How much do school children know about their rights and responsibilities, and has Australia improved in educating its children on civics and citizenship? The 2016 National Assessment Program for Civics and Citizenship report reveals the answer. (AAP: Dan Peled)
A new report has found that about two-thirds of Year 10 students do not have the basic knowledge required to become informed and active citizens in Australia’s democracy, a result that Education Minister Simon Birmingham has described as “woeful”.
Civics and citizenship education is a component of the Australian curriculum that measures students’ understanding and knowledge of Australia’s system of government, historical and current governance practices, diversity and multiculturalism, and awareness of Australian identity and culture.
RMIT ABC Fact Check provides a quick summary the nature of the assessment, and the main findings.
What is the civics and citizenship assessment?
The 2016 National Assessment Program for Civics and Citizenship, which comprises a test and a survey, has been conducted every three years since 2004.
Example test question for Year 6 students, 67 per cent of whom answered it correctly. (ACARA)
The latest assessment was undertaken in October and November 2016 by 10,400 students drawn from a sample group of Year 6 and Year 10 students from schools across Australia.
The test section of the assessment focuses on students’ knowledge and understanding of civics and citizenship.
The survey section collects data on their attitudes and values, and the extent to which they participate in civic and citizenship activities.
How is it marked?
The test ranks six levels of achievement (below 1 to 5).
Two standards for proficiency, one each for Year 6 and Year 10, are used as key performance measures, with the “proficient” standard representing a “challenging but reasonable” expectation of student achievement.
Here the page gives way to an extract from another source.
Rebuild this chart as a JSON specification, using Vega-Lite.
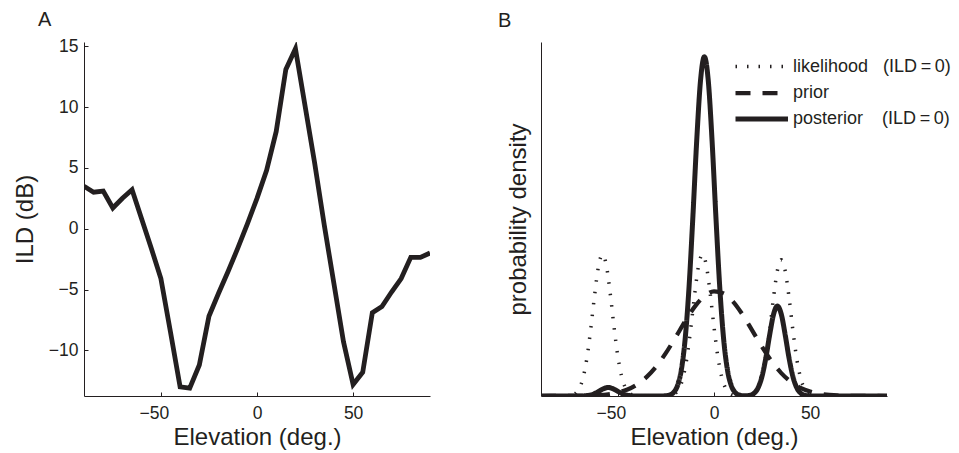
{
  "$schema": "https://vega.github.io/schema/vega-lite/v6.json",
  "padding": {"left": 13, "top": 10, "right": 0, "bottom": 0},
  "spacing": 68,
  "config": {
    "font": "Liberation Sans",
    "view": {"stroke": null},
    "axis": {
      "domainColor": "#231f20", "tickColor": "#231f20", "labelColor": "#231f20", "titleColor": "#231f20",
      "labelFontSize": 17.5, "titleFontSize": 24, "titleFontWeight": "normal", "grid": false,
      "tickSize": -4, "domainWidth": 1, "tickWidth": 1
    },
    "title": {"fontSize": 20, "fontWeight": "normal", "anchor": "start", "frame": "group", "color": "#231f20"},
    "legend": {"labelFontSize": 18, "labelColor": "#231f20", "labelFont": "Liberation Sans", "labelLimit": 400}
  },
  "hconcat": [
    {
      "width": 346,
      "height": 354,
      "title": {"text": "A", "dx": -46, "offset": 7},
      "data": {"values": [
        {"e": -90, "ild": 3.5}, {"e": -85, "ild": 3.0}, {"e": -80, "ild": 3.1}, {"e": -75, "ild": 1.7},
        {"e": -70, "ild": 2.5}, {"e": -65, "ild": 3.2}, {"e": -60, "ild": 0.8}, {"e": -55, "ild": -1.6},
        {"e": -50, "ild": -4.1}, {"e": -45, "ild": -8.5}, {"e": -40, "ild": -13.0}, {"e": -35, "ild": -13.1},
        {"e": -30, "ild": -11.2}, {"e": -25, "ild": -7.2}, {"e": -20, "ild": -5.3}, {"e": -15, "ild": -3.5},
        {"e": -10, "ild": -1.6}, {"e": -5, "ild": 0.4}, {"e": 0, "ild": 2.5}, {"e": 5, "ild": 4.8},
        {"e": 10, "ild": 8.0}, {"e": 15, "ild": 13.1}, {"e": 20, "ild": 14.8}, {"e": 25, "ild": 10.1},
        {"e": 30, "ild": 5.4}, {"e": 35, "ild": 0.3}, {"e": 40, "ild": -4.5}, {"e": 45, "ild": -9.3},
        {"e": 50, "ild": -12.8}, {"e": 55, "ild": -11.8}, {"e": 60, "ild": -6.9}, {"e": 65, "ild": -6.4},
        {"e": 70, "ild": -5.2}, {"e": 75, "ild": -4.1}, {"e": 80, "ild": -2.35}, {"e": 85, "ild": -2.35},
        {"e": 90, "ild": -2.0}
      ]},
      "mark": {"type": "line", "color": "#231f20", "strokeWidth": 4.8, "strokeJoin": "miter", "clip": true},
      "encoding": {
        "x": {"field": "e", "type": "quantitative", "scale": {"domain": [-90, 90], "nice": false, "zero": false},
              "axis": {"values": [-50, 0, 50], "title": "Elevation (deg.)", "labelPadding": 12, "titlePadding": 4,
                       "labelOffset": {"condition": {"test": "datum.value < 0", "value": -7}, "value": 0}}},
        "y": {"field": "ild", "type": "quantitative", "scale": {"domain": [-13.75, 15.35], "nice": false, "zero": false},
              "axis": {"values": [-10, -5, 0, 5, 10, 15], "title": "ILD (dB)", "labelPadding": 10, "titlePadding": 11}}
      }
    },
    {
      "width": 346,
      "height": 354,
      "title": {"text": "B", "dx": -43, "offset": 11},
      "data": {"values": [
        {"e": -90, "d": 0, "s": "likelihood"}, {"e": -76, "d": 0.0006, "s": "likelihood"}, {"e": -74, "d": 0.0024, "s": "likelihood"},
        {"e": -72, "d": 0.0079, "s": "likelihood"}, {"e": -70, "d": 0.0224, "s": "likelihood"}, {"e": -68, "d": 0.054, "s": "likelihood"},
        {"e": -66, "d": 0.111, "s": "likelihood"}, {"e": -64, "d": 0.195, "s": "likelihood"}, {"e": -62, "d": 0.29, "s": "likelihood"},
        {"e": -60, "d": 0.369, "s": "likelihood"}, {"e": -58, "d": 0.4, "s": "likelihood"}, {"e": -56, "d": 0.369, "s": "likelihood"},
        {"e": -54, "d": 0.29, "s": "likelihood"}, {"e": -52, "d": 0.195, "s": "likelihood"}, {"e": -50, "d": 0.111, "s": "likelihood"},
        {"e": -48, "d": 0.054, "s": "likelihood"}, {"e": -46, "d": 0.0224, "s": "likelihood"}, {"e": -44, "d": 0.0079, "s": "likelihood"},
        {"e": -42, "d": 0.0024, "s": "likelihood"}, {"e": -40, "d": 0.0006, "s": "likelihood"}, {"e": -30, "d": 0, "s": "likelihood"},
        {"e": -24, "d": 0.0006, "s": "likelihood"}, {"e": -22, "d": 0.0024, "s": "likelihood"}, {"e": -20, "d": 0.0079, "s": "likelihood"},
        {"e": -18, "d": 0.0224, "s": "likelihood"}, {"e": -16, "d": 0.054, "s": "likelihood"}, {"e": -14, "d": 0.111, "s": "likelihood"},
        {"e": -12, "d": 0.195, "s": "likelihood"}, {"e": -10, "d": 0.29, "s": "likelihood"}, {"e": -8, "d": 0.369, "s": "likelihood"},
        {"e": -6, "d": 0.4, "s": "likelihood"}, {"e": -4, "d": 0.369, "s": "likelihood"}, {"e": -2, "d": 0.29, "s": "likelihood"},
        {"e": 0, "d": 0.195, "s": "likelihood"}, {"e": 2, "d": 0.111, "s": "likelihood"}, {"e": 4, "d": 0.054, "s": "likelihood"},
        {"e": 6, "d": 0.0224, "s": "likelihood"}, {"e": 8, "d": 0.0079, "s": "likelihood"}, {"e": 10, "d": 0.0024, "s": "likelihood"},
        {"e": 12, "d": 0.0006, "s": "likelihood"}, {"e": 15, "d": 0.0001, "s": "likelihood"}, {"e": 17, "d": 0.0006, "s": "likelihood"},
        {"e": 19, "d": 0.0023, "s": "likelihood"}, {"e": 21, "d": 0.0076, "s": "likelihood"}, {"e": 23, "d": 0.0216, "s": "likelihood"},
        {"e": 25, "d": 0.052, "s": "likelihood"}, {"e": 27, "d": 0.107, "s": "likelihood"}, {"e": 29, "d": 0.1875, "s": "likelihood"},
        {"e": 31, "d": 0.28, "s": "likelihood"}, {"e": 33, "d": 0.355, "s": "likelihood"}, {"e": 35, "d": 0.385, "s": "likelihood"},
        {"e": 37, "d": 0.355, "s": "likelihood"}, {"e": 39, "d": 0.28, "s": "likelihood"}, {"e": 41, "d": 0.1875, "s": "likelihood"},
        {"e": 43, "d": 0.107, "s": "likelihood"}, {"e": 45, "d": 0.052, "s": "likelihood"}, {"e": 47, "d": 0.0216, "s": "likelihood"},
        {"e": 49, "d": 0.0076, "s": "likelihood"}, {"e": 51, "d": 0.0023, "s": "likelihood"}, {"e": 53, "d": 0.0006, "s": "likelihood"},
        {"e": 60, "d": 0, "s": "likelihood"}, {"e": 90, "d": 0, "s": "likelihood"},

        {"e": -90, "d": 0, "s": "prior"}, {"e": -80, "d": 0.00005, "s": "prior"}, {"e": -70, "d": 0.0004, "s": "prior"},
        {"e": -65, "d": 0.001, "s": "prior"}, {"e": -60, "d": 0.0022, "s": "prior"}, {"e": -55, "d": 0.0048, "s": "prior"},
        {"e": -50, "d": 0.0097, "s": "prior"}, {"e": -45, "d": 0.0183, "s": "prior"}, {"e": -40, "d": 0.0325, "s": "prior"},
        {"e": -35, "d": 0.0539, "s": "prior"}, {"e": -30, "d": 0.0837, "s": "prior"}, {"e": -25, "d": 0.1217, "s": "prior"},
        {"e": -20, "d": 0.1657, "s": "prior"}, {"e": -15, "d": 0.2114, "s": "prior"}, {"e": -10, "d": 0.2525, "s": "prior"},
        {"e": -5, "d": 0.2823, "s": "prior"}, {"e": 0, "d": 0.2956, "s": "prior"}, {"e": 5, "d": 0.2898, "s": "prior"},
        {"e": 10, "d": 0.2661, "s": "prior"}, {"e": 15, "d": 0.2288, "s": "prior"}, {"e": 20, "d": 0.1841, "s": "prior"},
        {"e": 25, "d": 0.1388, "s": "prior"}, {"e": 30, "d": 0.098, "s": "prior"}, {"e": 35, "d": 0.0647, "s": "prior"},
        {"e": 40, "d": 0.0401, "s": "prior"}, {"e": 45, "d": 0.0232, "s": "prior"}, {"e": 50, "d": 0.0126, "s": "prior"},
        {"e": 55, "d": 0.0064, "s": "prior"}, {"e": 60, "d": 0.003, "s": "prior"}, {"e": 70, "d": 0.0006, "s": "prior"},
        {"e": 80, "d": 0.0001, "s": "prior"}, {"e": 90, "d": 0, "s": "prior"},

        {"e": -90, "d": 0, "s": "posterior"}, {"e": -71, "d": 0, "s": "posterior"}, {"e": -69, "d": 0.0002, "s": "posterior"},
        {"e": -67, "d": 0.0007, "s": "posterior"}, {"e": -65, "d": 0.002, "s": "posterior"}, {"e": -63, "d": 0.0049, "s": "posterior"},
        {"e": -61, "d": 0.0099, "s": "posterior"}, {"e": -59, "d": 0.0162, "s": "posterior"}, {"e": -57, "d": 0.0217, "s": "posterior"},
        {"e": -55, "d": 0.024, "s": "posterior"}, {"e": -53, "d": 0.0217, "s": "posterior"}, {"e": -51, "d": 0.0162, "s": "posterior"},
        {"e": -49, "d": 0.0099, "s": "posterior"}, {"e": -47, "d": 0.0049, "s": "posterior"}, {"e": -45, "d": 0.002, "s": "posterior"},
        {"e": -43, "d": 0.0007, "s": "posterior"}, {"e": -41, "d": 0.0002, "s": "posterior"}, {"e": -39, "d": 0, "s": "posterior"},
        {"e": -29, "d": 0, "s": "posterior"}, {"e": -27, "d": 0.0002, "s": "posterior"}, {"e": -25, "d": 0.0008, "s": "posterior"},
        {"e": -23, "d": 0.003, "s": "posterior"}, {"e": -21, "d": 0.0101, "s": "posterior"}, {"e": -19, "d": 0.0292, "s": "posterior"},
        {"e": -17, "d": 0.0738, "s": "posterior"}, {"e": -15, "d": 0.1615, "s": "posterior"}, {"e": -13, "d": 0.3067, "s": "posterior"},
        {"e": -11, "d": 0.5048, "s": "posterior"}, {"e": -9, "d": 0.7206, "s": "posterior"}, {"e": -7, "d": 0.892, "s": "posterior"},
        {"e": -5, "d": 0.958, "s": "posterior"}, {"e": -3, "d": 0.892, "s": "posterior"}, {"e": -1, "d": 0.7206, "s": "posterior"},
        {"e": 1, "d": 0.5048, "s": "posterior"}, {"e": 3, "d": 0.3067, "s": "posterior"}, {"e": 5, "d": 0.1615, "s": "posterior"},
        {"e": 7, "d": 0.0738, "s": "posterior"}, {"e": 9, "d": 0.0292, "s": "posterior"}, {"e": 11, "d": 0.0101, "s": "posterior"},
        {"e": 13, "d": 0.003, "s": "posterior"}, {"e": 15, "d": 0.0009, "s": "posterior"}, {"e": 17, "d": 0.0008, "s": "posterior"},
        {"e": 19, "d": 0.0025, "s": "posterior"}, {"e": 21, "d": 0.0085, "s": "posterior"}, {"e": 23, "d": 0.0239, "s": "posterior"},
        {"e": 25, "d": 0.056, "s": "posterior"}, {"e": 27, "d": 0.1085, "s": "posterior"}, {"e": 29, "d": 0.174, "s": "posterior"},
        {"e": 31, "d": 0.2311, "s": "posterior"}, {"e": 33, "d": 0.254, "s": "posterior"}, {"e": 35, "d": 0.2311, "s": "posterior"},
        {"e": 37, "d": 0.174, "s": "posterior"}, {"e": 39, "d": 0.1085, "s": "posterior"}, {"e": 41, "d": 0.056, "s": "posterior"},
        {"e": 43, "d": 0.0239, "s": "posterior"}, {"e": 45, "d": 0.0085, "s": "posterior"}, {"e": 47, "d": 0.0025, "s": "posterior"},
        {"e": 49, "d": 0.0006, "s": "posterior"}, {"e": 51, "d": 0.0001, "s": "posterior"}, {"e": 53, "d": 0, "s": "posterior"},
        {"e": 90, "d": 0, "s": "posterior"}
      ]},
      "mark": {"type": "line", "color": "#231f20", "interpolate": "monotone", "clip": true},
      "encoding": {
        "x": {"field": "e", "type": "quantitative", "scale": {"domain": [-90, 90], "nice": false, "zero": false},
              "axis": {"values": [-50, 0, 50], "title": "Elevation (deg.)", "labelPadding": 12, "titlePadding": 4,
                       "labelOffset": {"condition": {"test": "datum.value < 0", "value": -7}, "value": 0}}},
        "y": {"field": "d", "type": "quantitative", "scale": {"domain": [0, 1], "nice": false},
              "axis": {"title": "probability density", "labels": false, "ticks": false, "titlePadding": 11}},
        "strokeDash": {"field": "s", "type": "nominal",
                       "scale": {"domain": ["likelihood", "prior", "posterior"], "range": [[1.5, 10], [15, 12], [1, 0]]},
                       "legend": {"title": null, "orient": "none", "legendX": 649, "legendY": 12, "symbolType": "M-1,0H4",
                                  "symbolSize": 441, "symbolStrokeColor": "#231f20", "labelOffset": 34, "rowPadding": 4,
                                  "labelExpr": "datum.label == 'likelihood' ? 'likelihood\u00a0\u00a0\u00a0(ILD\u2009=\u20090)' : datum.label == 'posterior' ? 'posterior\u00a0\u00a0\u2002(ILD\u2009=\u20090)' : datum.label"}},
        "strokeWidth": {"field": "s", "type": "nominal",
                        "scale": {"domain": ["likelihood", "prior", "posterior"], "range": [3.5, 5, 4.5]},
                        "legend": {"title": null, "orient": "none", "legendX": 649, "legendY": 12, "symbolType": "M-1,0H4",
                                   "symbolSize": 441, "symbolStrokeColor": "#231f20", "labelOffset": 34, "rowPadding": 4,
                                   "labelExpr": "datum.label == 'likelihood' ? 'likelihood\u00a0\u00a0\u00a0(ILD\u2009=\u20090)' : datum.label == 'posterior' ? 'posterior\u00a0\u00a0\u2002(ILD\u2009=\u20090)' : datum.label"}}
      }
    }
  ]
}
The assessment is managed by the Australian Curriculum, Assessment and Reporting Authority (ACARA).
Example test question for Year 10 students, 65 per cent of whom answered it correctly.
What the 2016 civics and citizenship assessment found
1. Sixty-two per cent of Year 10 students failed to reach the proficient standard for that year level — the largest percentage since the civics and citizenship assessment was introduced in 2004.
This result is a decline of six percentage points from the previous round of testing in 2013, a steep downturn in Year 10 performance.
By way of comparison, 56 per cent of students failed to reach the proficient standard in 2013, and 51 per cent failed to reach it in 2010.
The situation was worse before that. Fifty-eight per cent failed to reach the proficient standard in 2007 and 61 per cent failed in 2004.
So, apart from a slight improvement in 2010 and 2013, the latest results are in line with those of 2004 and 2007.
The latest results were described by Mr Birmingham as “woeful” and “of serious concern”.
Nationally, the percentage of year 10 students who did not meet the proficient standard has increased since 2010
2. Year 6 students fared better, with 45 per cent of students failing to reach the proficient standard for that year level.
This is similar to the standard attained in four previous assessment cycles: 48 per cent (2010 and 2013), 47 per cent (2007) and 50 per cent (2004).
Nationally, the percentage of year 6 students who did not meet the proficient standard has decreased slightly since 2010
3. The NT was the worst performing jurisdiction with 66 per cent of Year 6 students and 77 per cent of Year 10 students failing to reach the proficient standard.
4. The ACT was the best performing jurisdiction, with 59 per cent of Year 6 students and 46 per cent of Year 10 students achieving at or above the proficient standard.
5. Nationally, girls in both year levels performed significantly better than boys.
In Year 6, six out of 10 girls reached the proficient standard, versus five in 10 boys.
For Year 10 students, the percentages were 42 and 35 respectively. This represents a significant decline in the performance of both boys and girls compared to the previous two assessment cycles in 2010 and 2013.
6. Among Year 10 students, those born in Australia outperformed those born overseas. The difference, although considered “significant”, was small. There was no significant difference in performance between Year 6 students born in Australia and those born overseas.
7. Among both year levels, students strongly endorsed the idea that Australia benefitted greatly from having people from many cultures and backgrounds (84 per cent), and that immigrants should be encouraged to keep their cultural traditions and languages (84 per cent).
8. Approximately 40 per cent of Year 10 students endorsed the notion that Australia would become less peaceful as more people from different backgrounds came to live here and that having people from many different cultures and backgrounds made it difficult for a country to be united.
9. The police and the law courts were civic institutions most trusted by students in both Year 6 and Year 10. The least trusted were social media companies such as Facebook and Instagram, and media more broadly, including TV, radio and newspapers.
Example test question, answered correctly by 24 per cent of Year 6 students and 50 per cent of Year 10 students.
10. Approximately half of all students viewed discussing politics as an important citizenship activity.
11. Voting in elections and making a personal effort to protect natural resources, such as water, were rated as the most important “citizenship behaviours”. Discussing politics was viewed as least important.
12. Across both year levels, about nine out of 10 students supported the idea that Australia should support the cultural traditions and languages of Indigenous Australians.